Eric Crume

Profile
- Position: Defensive tackle

Personal information
- Born: October 18, 1993 (age 32) Detroit, Michigan, U.S.
- Listed height: 6 ft 1 in (1.85 m)
- Listed weight: 302 lb (137 kg)

Career information
- High school: Detroit (MI) Central
- College: Syracuse
- NFL draft: 2015: undrafted

Career history
- Jacksonville Jaguars (2015)*; Green Bay Packers (2015)*; Carolina Panthers (2016–2017)*;
- * Offseason or practice squad member only
- Stats at Pro Football Reference

= Eric Crume =

American football player (born 1993)

Eric Crume (born October 18, 1993) is an American former football defensive tackle. He played college football at Syracuse.

==Early life==
Crume attended Central High School in Detroit, Michigan where he graduated in 2011.

==College career==
Coming out of high school Crume committed to play football at Syracuse University.

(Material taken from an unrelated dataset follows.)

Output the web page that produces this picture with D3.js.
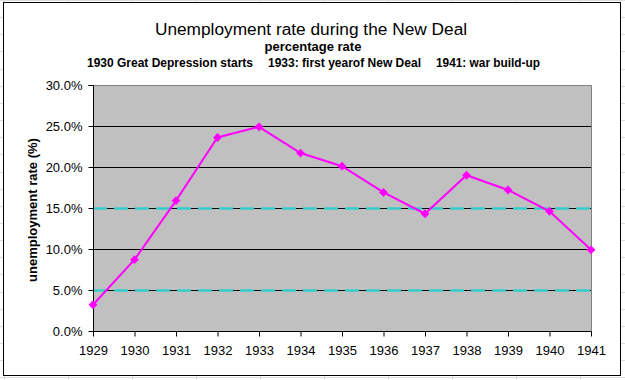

Crume played as a true freshman and played all four years at Syracuse, playing in 43 games over those four years.

==Professional career==

===Jacksonville Jaguars===
On May 2, 2015, after going undrafted, Crume tweeted that he had signed with the Jacksonville Jaguars. On August 29, 2015 Crume was waived by the Jacksonville Jaguars as part of their roster cuts to get the roster size to 75 players.

===Green Bay Packers===
On November 10, 2015, Crume was signed to the Green Bay Packers' practice squad to take the place of Justin Hamilton. On November 17, 2015 Crume was waived from the practice squad to make room for B.J. McBryde.

===Carolina Panthers===
On January 6, 2016, Crume signed a futures contract with the Carolina Panthers. On September 3, 2016, he was waived by the Panthers as part of final roster cuts and was signed to the practice squad the next day. After spending the entire season on the practice squad, Crume signed a reserve/future contract with the Panthers on January 2, 2017.

On September 2, 2017, Crume was waived by the Panthers and was signed to the practice squad the next day. He was released on September 14, 2017.